_Job_. Leaving out the pictures, retype the lines from the beginning of the listing through the line containing "const categoryPositions = [1, 2, 3];".

_Data lines_.
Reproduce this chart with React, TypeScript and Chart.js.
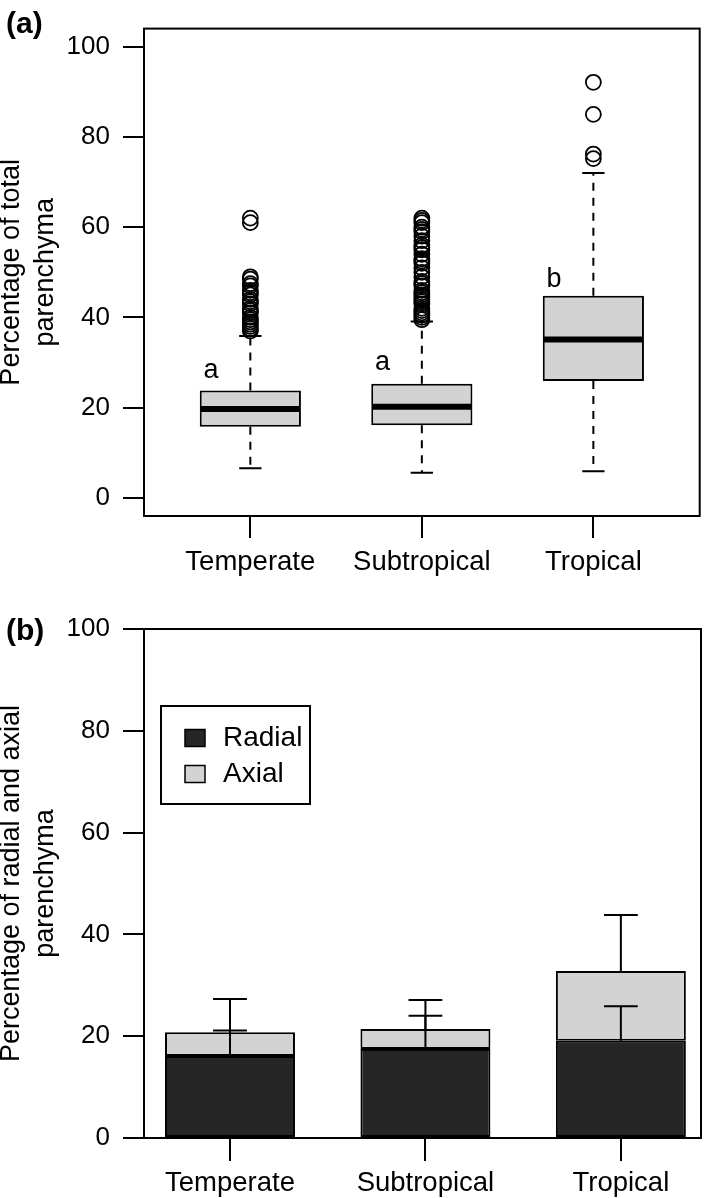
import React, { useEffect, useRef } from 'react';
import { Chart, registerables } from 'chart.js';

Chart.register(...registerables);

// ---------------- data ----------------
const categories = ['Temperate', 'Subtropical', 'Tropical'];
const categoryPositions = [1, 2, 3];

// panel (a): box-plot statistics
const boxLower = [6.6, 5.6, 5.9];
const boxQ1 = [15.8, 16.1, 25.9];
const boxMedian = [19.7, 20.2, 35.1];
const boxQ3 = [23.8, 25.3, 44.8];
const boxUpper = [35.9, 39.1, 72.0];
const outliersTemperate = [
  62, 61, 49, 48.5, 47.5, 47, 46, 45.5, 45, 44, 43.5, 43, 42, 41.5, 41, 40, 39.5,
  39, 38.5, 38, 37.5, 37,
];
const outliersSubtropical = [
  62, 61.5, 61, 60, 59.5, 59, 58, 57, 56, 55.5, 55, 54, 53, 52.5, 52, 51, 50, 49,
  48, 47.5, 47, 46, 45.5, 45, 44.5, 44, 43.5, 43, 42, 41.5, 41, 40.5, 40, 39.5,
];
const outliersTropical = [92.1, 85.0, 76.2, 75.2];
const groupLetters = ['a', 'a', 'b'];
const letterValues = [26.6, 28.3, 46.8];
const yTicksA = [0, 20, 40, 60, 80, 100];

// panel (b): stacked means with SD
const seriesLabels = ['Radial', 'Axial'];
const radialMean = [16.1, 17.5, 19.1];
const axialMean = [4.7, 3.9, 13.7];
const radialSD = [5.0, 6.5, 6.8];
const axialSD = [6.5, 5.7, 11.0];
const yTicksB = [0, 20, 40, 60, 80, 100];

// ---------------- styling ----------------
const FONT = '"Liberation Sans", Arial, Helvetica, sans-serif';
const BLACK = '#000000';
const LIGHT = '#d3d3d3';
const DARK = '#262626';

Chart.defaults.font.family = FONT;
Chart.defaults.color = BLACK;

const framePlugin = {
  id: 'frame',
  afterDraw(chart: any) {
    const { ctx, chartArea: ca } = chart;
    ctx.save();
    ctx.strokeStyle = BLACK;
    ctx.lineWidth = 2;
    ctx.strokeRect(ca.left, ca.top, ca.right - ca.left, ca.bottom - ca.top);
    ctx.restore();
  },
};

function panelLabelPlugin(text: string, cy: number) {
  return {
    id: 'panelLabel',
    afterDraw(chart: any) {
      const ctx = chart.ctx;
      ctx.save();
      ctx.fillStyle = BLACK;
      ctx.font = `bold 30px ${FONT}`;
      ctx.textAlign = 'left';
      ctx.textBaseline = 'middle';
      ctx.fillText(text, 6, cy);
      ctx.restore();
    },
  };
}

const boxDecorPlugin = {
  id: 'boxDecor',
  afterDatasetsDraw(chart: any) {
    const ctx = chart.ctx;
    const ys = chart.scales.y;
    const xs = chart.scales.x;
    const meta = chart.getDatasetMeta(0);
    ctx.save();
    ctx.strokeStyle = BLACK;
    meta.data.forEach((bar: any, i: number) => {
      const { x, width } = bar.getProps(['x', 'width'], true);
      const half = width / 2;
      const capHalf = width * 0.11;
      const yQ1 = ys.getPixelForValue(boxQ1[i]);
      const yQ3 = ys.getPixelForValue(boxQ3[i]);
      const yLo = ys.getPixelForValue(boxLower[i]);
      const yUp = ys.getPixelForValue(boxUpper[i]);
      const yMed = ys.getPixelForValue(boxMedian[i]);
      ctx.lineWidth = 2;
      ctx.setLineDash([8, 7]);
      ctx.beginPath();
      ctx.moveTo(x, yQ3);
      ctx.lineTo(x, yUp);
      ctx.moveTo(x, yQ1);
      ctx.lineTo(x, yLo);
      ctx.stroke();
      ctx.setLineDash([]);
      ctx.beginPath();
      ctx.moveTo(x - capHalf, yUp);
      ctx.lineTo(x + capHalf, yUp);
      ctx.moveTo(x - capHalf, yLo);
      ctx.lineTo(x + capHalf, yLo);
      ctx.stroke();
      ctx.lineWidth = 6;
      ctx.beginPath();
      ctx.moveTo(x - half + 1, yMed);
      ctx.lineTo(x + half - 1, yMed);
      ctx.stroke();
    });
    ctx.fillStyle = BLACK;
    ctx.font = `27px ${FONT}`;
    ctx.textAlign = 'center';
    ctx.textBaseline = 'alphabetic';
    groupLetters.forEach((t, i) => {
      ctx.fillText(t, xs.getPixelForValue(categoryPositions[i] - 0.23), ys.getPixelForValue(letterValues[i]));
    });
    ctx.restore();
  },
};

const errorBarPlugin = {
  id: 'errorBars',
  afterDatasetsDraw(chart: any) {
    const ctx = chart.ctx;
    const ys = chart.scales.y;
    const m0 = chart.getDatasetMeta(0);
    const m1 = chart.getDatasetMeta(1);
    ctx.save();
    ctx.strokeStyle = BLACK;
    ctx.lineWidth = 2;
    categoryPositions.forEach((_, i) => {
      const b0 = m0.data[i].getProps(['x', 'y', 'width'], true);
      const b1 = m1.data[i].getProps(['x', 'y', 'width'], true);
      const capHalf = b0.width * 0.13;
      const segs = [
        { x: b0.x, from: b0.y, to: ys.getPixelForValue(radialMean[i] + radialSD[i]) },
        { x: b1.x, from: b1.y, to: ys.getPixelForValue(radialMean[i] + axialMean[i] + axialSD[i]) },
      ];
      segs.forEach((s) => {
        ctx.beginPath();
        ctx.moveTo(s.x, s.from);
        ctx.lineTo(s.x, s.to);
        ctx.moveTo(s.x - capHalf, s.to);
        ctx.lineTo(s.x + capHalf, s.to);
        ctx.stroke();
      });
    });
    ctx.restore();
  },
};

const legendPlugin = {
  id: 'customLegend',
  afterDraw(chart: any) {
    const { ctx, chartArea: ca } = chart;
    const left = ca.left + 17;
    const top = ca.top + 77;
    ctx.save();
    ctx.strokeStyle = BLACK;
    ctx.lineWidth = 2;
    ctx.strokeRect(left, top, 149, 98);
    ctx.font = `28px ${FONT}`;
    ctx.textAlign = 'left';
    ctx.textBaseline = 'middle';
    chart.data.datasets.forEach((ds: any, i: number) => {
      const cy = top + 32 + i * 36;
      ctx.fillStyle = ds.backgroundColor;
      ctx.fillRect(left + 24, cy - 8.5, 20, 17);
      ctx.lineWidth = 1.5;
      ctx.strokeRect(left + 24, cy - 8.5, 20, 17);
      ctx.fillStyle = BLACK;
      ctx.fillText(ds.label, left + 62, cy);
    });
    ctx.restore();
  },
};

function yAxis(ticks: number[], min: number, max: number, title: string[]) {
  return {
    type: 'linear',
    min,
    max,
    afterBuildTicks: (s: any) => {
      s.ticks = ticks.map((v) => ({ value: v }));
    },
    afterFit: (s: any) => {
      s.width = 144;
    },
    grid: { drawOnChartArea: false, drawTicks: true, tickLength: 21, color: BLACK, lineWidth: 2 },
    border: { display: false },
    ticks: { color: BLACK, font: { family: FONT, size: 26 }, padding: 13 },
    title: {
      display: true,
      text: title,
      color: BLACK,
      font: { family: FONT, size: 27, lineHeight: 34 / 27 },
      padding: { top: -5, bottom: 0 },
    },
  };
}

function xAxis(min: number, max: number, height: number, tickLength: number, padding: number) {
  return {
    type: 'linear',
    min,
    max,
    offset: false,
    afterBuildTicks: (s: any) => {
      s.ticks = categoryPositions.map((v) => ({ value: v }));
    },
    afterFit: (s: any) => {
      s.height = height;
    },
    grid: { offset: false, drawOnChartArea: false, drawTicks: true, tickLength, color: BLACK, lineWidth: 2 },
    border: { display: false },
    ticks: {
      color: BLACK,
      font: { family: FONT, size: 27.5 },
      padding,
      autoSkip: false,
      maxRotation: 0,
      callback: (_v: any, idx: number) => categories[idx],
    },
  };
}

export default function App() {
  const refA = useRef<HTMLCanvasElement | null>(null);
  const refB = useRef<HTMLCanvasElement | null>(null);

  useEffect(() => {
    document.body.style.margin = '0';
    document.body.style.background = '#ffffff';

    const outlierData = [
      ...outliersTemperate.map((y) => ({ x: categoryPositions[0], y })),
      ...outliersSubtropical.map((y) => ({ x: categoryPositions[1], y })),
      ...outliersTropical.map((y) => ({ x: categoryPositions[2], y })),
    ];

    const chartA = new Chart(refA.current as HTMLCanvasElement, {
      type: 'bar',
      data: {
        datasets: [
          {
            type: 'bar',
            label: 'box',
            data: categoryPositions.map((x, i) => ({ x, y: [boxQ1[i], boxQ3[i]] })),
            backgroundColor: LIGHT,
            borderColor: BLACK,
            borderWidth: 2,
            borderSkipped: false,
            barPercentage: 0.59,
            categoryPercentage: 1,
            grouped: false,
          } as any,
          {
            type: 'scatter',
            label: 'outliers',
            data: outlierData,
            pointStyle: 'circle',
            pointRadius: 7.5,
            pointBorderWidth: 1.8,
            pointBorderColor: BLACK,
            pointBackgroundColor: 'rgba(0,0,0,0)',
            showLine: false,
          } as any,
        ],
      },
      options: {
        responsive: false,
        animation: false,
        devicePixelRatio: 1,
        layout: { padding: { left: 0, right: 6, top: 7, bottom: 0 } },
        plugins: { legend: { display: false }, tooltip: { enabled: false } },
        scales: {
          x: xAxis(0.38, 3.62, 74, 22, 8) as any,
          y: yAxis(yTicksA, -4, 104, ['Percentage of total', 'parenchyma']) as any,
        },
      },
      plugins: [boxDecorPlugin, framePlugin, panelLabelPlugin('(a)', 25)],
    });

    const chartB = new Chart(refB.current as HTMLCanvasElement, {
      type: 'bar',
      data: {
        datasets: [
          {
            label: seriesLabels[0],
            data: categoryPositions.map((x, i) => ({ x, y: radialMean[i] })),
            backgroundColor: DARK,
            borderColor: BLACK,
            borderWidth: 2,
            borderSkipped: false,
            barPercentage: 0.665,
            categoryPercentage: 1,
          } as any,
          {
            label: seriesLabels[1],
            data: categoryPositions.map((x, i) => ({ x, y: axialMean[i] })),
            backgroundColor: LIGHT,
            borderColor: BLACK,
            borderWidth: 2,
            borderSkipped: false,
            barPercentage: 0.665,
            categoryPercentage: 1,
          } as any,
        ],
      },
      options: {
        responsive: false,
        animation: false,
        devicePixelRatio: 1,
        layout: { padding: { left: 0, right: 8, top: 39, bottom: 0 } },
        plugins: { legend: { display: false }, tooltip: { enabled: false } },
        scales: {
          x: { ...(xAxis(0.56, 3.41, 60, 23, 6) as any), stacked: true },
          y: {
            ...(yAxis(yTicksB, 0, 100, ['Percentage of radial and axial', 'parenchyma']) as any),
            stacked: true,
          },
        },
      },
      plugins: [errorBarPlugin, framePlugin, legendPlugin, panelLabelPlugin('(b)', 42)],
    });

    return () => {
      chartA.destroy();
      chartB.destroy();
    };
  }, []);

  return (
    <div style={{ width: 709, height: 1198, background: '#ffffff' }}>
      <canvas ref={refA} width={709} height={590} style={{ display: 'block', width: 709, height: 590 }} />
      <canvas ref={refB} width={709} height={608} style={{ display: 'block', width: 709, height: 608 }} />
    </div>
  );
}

_Solution to this problem_.
Reproduce this chart with React, TypeScript and Chart.js.
import React, { useEffect, useRef } from 'react';
import { Chart, registerables } from 'chart.js';

Chart.register(...registerables);

// ---------------- data ----------------
const categories = ['Temperate', 'Subtropical', 'Tropical'];
const categoryPositions = [1, 2, 3];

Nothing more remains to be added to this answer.